Mises Daily Articles
Escape from the Depreciating Dollar
For believers in liberty and sound economics, it has been a series of devastating weeks. The crisis of fiat money, long foretold by the Austrian school, finally came. But there turns out to be no great satisfaction in saying "I told you so."
If it would do any good, it would be worth it. But Treasury officials and central bankers are proceeding as if they had nothing to do with actually causing the bubble and the bursting of the bubble — acting, in fact, as if the old tale about the need to support prices to fix the recession were true. It is the perfect storm: the big banks loot us through government, while the academic economists approve it as applied science.
Moreover, there seems to be no test of whether or not what they are doing is a good thing. When the market responds negatively to a new infusion of cash, they say that it isn't enough. When the market responds positively, they take credit for fixing the problem. The state maintains the charade that it is the one infallible institution.
To top it off, the unreconstructed Keynesian Paul Krugman has won the Swedish central bank's Nobel Prize in economics. It wasn't for his reflationist views but for his trade theory; nonetheless, his overall oeuvre will receive new attention, and his views on the crisis are identical to the kind of fallacy-ridden central planning that caused the downturn of 1929 to turn into the Great Depression. Put his ideas in charge, and we are doomed.
Instead, of course, they should turn to those who both predicted this crisis and who offer a coherent explanation for it. The most important priority right now is dramatic monetary reform. In an ideal world, officials would follow the Mises/Rothbard strategy of defining the dollar as a weight of gold and permit all-around convertibility at all levels.
The immediate criticism is that this step would curb the power of central bankers and government to create money out of thin air to fix the crisis. But the criticism alone makes the point. It would indeed restrict their power, and that is precisely why it needs to be done. True liquidity is based on savings and capital; it cannot be created by decree. Decrees end up creating money out of thin air, which ends up overriding market preferences and generating inflation. Everything officials do to fix the crisis ends up prolonging it.

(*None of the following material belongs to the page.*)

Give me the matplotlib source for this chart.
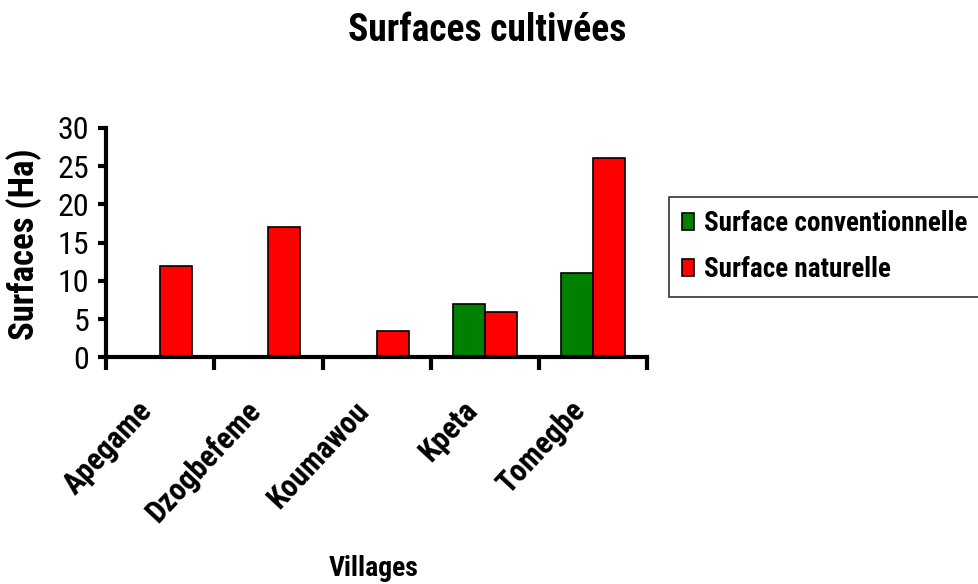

Here's the core problem of the gold-standard idea. It is indeed the best path. But the people charged with implementing it will invariably be the very people, advancement of whose interests has caused the current problem and have the least incentive to change the system. We've seen in the last several weeks how these people are willing to blow up the world rather than face liquidation. So the question becomes, how can we take steps toward sound money and banking without depending on the good will of the officials in charge?
The answer is provided in some of the writings of Jörg Guido Hülsmann and, before him, Hans Sennholz. Guido is a student of Rothbard's while Hans was a student of Mises's. Both agree on an alternative path forward that embraces radical decontrol of money and banking in the hope of a currency competition that will at least allow gold currency as an option. Guido's book on the topic will be appearing soon, and Hans Sennholz's relevant work here is Money and Freedom, which is newly available from Mises.org. (This is also the approach that Ron Paul, a longtime advocate of the gold standard, took during his campaign.)
Currently the government has in place severe restrictions on what currency you can use as legal tender. The courts do not enforce other kinds of monetary contracts. Anyone who comes up with alternative currency is going to face possible prosecution. For this reason, the dollar is mandatory. We will be stuck with it even as the feds are destroying it. There is no way out.
All these restrictions need to be repealed as a step toward monetary reform. People should be free to use any money they can get each other to accept. More than that, people should be free to introduce new moneys based on gold or silver or any other commodity, and develop payment systems based on this, whether that means paper signifiers or digital goods. The market is capable of policing this system the same way it does retail trade.
Money originated in market competition long before the age of the nation-state. It is a product of the market, not of state edict or some mythical "social compact." Nor is there a reason to put a stop to the competitive process once it has decided upon a single money. Money can and does fail, especially once it is nationalized and given over to a central bank to manage. Permitting freedom in money production and use amounts to permitting market forces to continue to select the most-serviceable alternative.
In many ways, this proposal finds support in the work of F.A. Hayek, who also advocated competitive currencies. But this one goes further in allowing a full free market in minting money by private firms.
There is historical precedent for this in George Selgin's Good Money. In England, early in the Industrial Revolution, the state also maintained a monopoly on money production but it failed to make enough small-denomination coins to meet the demand. Private button makers swung into action to make coins that were circulated widely. Their quality was controlled by market means, and they became far more desirable and widely circulated than government money.
What's interesting here is how the market appeared to violate what is called Gresham's Law, which asserts that "bad money" drives good money underground. But that is only true if the "bad money" is artificially overvalued. In settings in which the official currency is failing and alternatives are available, the process can work in the reverse, with good money replacing bad as the primary means of exchange.
Not only is the soundness of the world economy at stake; there is a matter of human rights: the rights to invent, trade, make contracts, and associate. The major strategic advantage of this program is that it is not asking the state to do anything positive with its monetary powers. A demand for monetary freedom — a repeal of legal-tender laws and the opening up of the banking system to private enterprise — is nothing more than the extension of freedom generally.